From the listing below, copy word for word every line starting at the one that includes "Write a web page that recreates this chart with Apache" and ending at the one that includes "const yTicks = [14, 16, 18, 20, 22, 24, 26, 28];"; the pictures are omitted.

> **Material for the task**:
========================================

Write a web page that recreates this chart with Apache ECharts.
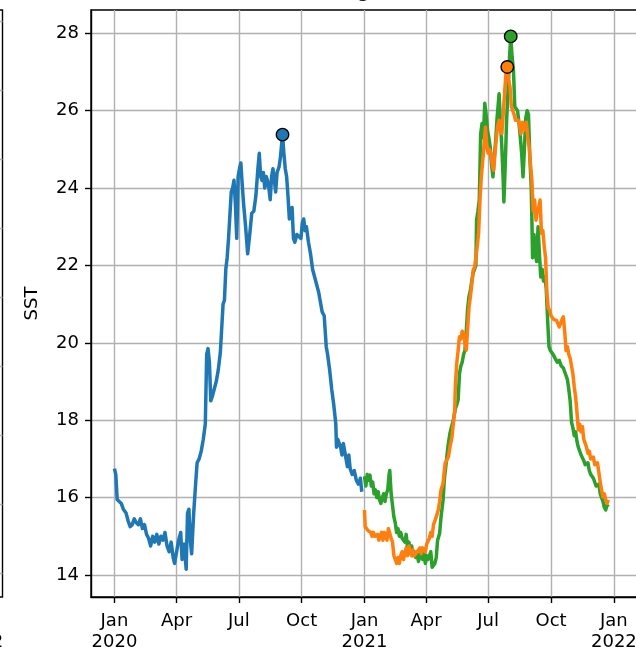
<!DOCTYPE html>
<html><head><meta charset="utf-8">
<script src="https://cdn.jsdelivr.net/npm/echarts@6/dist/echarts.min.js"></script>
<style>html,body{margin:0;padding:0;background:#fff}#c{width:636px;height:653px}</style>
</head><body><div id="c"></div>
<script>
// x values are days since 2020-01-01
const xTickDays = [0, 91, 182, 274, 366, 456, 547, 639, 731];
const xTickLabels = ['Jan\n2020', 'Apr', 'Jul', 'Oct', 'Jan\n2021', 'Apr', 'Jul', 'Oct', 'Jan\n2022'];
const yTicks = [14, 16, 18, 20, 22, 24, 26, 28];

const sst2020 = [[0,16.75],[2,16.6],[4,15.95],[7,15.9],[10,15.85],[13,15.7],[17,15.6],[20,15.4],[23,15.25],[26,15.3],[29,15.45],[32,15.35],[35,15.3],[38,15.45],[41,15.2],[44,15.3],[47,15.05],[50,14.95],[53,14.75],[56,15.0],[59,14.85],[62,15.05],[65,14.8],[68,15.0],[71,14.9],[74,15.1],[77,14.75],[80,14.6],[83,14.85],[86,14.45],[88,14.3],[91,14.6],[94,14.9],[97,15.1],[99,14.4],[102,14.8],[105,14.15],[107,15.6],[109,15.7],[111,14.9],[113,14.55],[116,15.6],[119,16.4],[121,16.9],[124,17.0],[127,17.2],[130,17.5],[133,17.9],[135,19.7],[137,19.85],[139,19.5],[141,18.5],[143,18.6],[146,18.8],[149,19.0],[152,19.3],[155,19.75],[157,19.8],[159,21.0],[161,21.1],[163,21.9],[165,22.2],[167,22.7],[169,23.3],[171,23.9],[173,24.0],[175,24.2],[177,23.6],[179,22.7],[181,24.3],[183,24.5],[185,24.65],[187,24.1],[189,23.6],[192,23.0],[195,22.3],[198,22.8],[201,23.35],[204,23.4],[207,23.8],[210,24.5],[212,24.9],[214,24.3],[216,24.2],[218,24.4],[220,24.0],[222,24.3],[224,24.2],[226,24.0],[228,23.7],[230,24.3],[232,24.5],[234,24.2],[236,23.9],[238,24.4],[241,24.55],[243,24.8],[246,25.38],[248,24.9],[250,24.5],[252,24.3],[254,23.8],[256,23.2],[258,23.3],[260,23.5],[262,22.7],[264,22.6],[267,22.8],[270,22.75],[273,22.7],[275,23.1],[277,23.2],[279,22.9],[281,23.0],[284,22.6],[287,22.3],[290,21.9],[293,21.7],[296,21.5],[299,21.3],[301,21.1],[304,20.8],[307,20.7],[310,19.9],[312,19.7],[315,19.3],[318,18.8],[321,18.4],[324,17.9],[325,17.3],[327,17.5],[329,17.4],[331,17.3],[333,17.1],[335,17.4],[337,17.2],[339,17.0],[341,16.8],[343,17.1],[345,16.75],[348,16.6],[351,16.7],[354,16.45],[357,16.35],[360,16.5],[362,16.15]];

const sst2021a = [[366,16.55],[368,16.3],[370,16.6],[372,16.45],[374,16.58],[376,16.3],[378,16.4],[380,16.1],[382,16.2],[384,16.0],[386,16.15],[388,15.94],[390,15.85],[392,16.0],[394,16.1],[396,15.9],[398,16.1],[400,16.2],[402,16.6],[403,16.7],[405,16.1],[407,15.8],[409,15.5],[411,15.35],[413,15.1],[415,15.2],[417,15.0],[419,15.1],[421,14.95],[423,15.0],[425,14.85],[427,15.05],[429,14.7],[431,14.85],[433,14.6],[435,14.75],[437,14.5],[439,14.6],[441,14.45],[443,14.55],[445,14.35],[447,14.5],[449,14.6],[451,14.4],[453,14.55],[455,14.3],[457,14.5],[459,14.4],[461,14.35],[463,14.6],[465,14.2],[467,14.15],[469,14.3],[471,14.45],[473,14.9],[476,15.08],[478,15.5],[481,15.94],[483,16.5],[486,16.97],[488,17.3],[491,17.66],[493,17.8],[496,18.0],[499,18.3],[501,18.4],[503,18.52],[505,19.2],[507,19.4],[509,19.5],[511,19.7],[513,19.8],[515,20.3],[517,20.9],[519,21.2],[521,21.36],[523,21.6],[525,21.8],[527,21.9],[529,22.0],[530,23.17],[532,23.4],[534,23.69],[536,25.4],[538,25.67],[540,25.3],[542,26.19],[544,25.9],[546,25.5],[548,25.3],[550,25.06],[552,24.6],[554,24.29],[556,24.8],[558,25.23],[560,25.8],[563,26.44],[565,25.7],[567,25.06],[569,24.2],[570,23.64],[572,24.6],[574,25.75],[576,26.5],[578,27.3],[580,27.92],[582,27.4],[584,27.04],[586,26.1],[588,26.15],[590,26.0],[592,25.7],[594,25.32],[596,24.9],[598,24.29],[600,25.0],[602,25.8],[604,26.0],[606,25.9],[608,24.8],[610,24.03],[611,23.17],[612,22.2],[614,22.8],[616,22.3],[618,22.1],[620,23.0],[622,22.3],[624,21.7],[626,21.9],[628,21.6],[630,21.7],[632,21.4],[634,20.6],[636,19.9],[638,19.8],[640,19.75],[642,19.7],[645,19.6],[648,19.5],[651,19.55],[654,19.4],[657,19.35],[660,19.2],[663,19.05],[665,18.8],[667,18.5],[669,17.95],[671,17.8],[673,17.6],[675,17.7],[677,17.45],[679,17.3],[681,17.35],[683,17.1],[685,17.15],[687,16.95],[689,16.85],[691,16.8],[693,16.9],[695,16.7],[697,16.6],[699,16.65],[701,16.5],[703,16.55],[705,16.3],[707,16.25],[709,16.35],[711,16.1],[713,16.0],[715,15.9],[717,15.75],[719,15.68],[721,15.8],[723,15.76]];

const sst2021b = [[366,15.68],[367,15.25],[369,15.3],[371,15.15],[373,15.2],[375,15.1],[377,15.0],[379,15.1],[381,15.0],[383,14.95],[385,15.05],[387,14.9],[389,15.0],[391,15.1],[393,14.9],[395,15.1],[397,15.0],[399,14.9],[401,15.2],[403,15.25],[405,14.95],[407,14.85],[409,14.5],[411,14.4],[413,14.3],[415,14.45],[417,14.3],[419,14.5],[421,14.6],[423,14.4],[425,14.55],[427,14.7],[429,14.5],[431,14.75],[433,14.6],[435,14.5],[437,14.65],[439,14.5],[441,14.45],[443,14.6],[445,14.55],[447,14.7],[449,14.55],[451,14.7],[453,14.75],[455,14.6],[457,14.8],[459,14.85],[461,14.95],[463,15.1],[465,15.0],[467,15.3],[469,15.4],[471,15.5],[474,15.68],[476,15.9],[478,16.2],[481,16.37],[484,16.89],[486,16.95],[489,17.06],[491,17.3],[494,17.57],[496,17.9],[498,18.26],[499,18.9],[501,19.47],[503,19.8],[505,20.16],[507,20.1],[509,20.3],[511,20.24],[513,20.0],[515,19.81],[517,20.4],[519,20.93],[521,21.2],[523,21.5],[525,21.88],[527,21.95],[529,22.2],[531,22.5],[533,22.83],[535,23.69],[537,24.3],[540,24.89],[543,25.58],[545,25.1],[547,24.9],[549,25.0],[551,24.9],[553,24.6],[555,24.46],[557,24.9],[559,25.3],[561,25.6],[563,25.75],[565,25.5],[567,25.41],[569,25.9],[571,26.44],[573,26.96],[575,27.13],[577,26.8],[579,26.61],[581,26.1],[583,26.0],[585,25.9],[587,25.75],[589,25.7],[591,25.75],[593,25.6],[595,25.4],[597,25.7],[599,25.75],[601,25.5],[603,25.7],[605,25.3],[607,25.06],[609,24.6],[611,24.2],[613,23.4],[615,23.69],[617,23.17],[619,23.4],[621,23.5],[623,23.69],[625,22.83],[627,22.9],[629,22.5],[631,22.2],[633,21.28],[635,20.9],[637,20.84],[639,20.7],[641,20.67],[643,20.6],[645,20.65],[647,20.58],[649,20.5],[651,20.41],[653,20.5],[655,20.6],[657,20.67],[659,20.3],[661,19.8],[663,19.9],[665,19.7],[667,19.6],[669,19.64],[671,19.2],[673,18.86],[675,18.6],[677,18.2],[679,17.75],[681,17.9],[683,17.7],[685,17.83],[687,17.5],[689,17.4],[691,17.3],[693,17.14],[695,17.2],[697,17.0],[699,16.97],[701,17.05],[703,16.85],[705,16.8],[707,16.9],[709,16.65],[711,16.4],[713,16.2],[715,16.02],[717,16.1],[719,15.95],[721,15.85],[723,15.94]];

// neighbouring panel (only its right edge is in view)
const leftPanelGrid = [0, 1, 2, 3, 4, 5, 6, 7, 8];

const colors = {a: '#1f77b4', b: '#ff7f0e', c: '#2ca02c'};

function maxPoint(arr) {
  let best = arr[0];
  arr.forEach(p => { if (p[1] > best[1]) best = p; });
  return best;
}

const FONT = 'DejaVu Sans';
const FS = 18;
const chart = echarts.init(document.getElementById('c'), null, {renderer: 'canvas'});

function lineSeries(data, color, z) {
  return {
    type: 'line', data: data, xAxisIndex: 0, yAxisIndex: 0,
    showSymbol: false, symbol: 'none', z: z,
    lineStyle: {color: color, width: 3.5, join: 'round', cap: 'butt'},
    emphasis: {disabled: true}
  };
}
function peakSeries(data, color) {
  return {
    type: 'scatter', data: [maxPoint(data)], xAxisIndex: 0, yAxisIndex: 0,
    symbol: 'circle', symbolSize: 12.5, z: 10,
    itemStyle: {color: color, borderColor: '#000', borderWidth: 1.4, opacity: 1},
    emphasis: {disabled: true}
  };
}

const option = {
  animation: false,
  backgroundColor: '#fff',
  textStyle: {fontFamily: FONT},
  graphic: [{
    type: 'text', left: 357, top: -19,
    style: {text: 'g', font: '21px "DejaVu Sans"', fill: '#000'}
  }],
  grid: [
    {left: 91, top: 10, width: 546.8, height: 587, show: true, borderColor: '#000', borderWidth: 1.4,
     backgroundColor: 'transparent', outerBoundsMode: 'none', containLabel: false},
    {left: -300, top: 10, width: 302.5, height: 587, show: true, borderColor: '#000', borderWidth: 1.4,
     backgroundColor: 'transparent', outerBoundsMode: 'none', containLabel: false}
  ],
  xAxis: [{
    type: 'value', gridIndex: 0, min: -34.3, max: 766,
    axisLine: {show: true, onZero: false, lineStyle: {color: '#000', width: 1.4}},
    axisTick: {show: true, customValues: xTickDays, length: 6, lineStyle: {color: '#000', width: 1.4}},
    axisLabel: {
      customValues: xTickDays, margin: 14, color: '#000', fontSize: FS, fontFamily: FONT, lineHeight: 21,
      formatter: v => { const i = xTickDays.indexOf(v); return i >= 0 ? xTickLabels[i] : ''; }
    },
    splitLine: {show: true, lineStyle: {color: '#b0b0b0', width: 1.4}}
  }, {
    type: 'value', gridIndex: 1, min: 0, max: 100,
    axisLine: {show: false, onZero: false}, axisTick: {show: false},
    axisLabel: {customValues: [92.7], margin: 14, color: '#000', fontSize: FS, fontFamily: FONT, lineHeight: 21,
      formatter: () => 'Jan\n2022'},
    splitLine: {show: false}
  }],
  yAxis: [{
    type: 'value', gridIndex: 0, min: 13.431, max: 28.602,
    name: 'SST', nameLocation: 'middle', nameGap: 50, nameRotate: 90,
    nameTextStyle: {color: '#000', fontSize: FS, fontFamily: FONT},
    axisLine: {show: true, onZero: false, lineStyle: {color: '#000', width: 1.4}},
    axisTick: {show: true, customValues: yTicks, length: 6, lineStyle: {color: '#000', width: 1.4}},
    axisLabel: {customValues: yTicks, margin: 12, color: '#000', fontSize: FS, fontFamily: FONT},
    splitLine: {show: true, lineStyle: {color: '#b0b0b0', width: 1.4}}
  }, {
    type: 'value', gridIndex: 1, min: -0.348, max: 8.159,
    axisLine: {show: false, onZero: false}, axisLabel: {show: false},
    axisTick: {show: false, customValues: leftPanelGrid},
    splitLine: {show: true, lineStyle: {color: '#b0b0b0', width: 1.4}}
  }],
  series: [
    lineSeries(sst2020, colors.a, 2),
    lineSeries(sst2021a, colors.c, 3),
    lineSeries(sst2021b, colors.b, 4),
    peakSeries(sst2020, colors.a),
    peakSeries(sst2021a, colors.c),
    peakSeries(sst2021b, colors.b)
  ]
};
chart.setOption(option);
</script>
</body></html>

========================================

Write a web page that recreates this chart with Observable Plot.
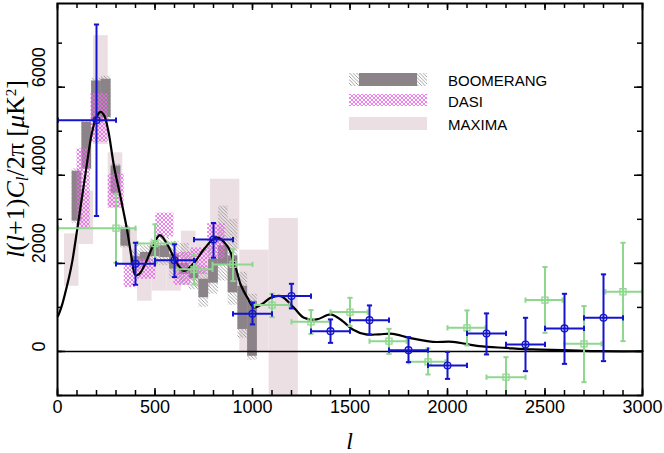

========================================

> **Final result**:
Write a web page that recreates this chart with Apache ECharts.
<!DOCTYPE html>
<html><head><meta charset="utf-8">
<script src="https://cdn.jsdelivr.net/npm/echarts@6/dist/echarts.min.js"></script>
<style>html,body{margin:0;padding:0;background:#fff}#c{width:636px;height:653px}</style>
</head><body><div id="c"></div>
<script>
// x values are days since 2020-01-01
const xTickDays = [0, 91, 182, 274, 366, 456, 547, 639, 731];
const xTickLabels = ['Jan\n2020', 'Apr', 'Jul', 'Oct', 'Jan\n2021', 'Apr', 'Jul', 'Oct', 'Jan\n2022'];
const yTicks = [14, 16, 18, 20, 22, 24, 26, 28];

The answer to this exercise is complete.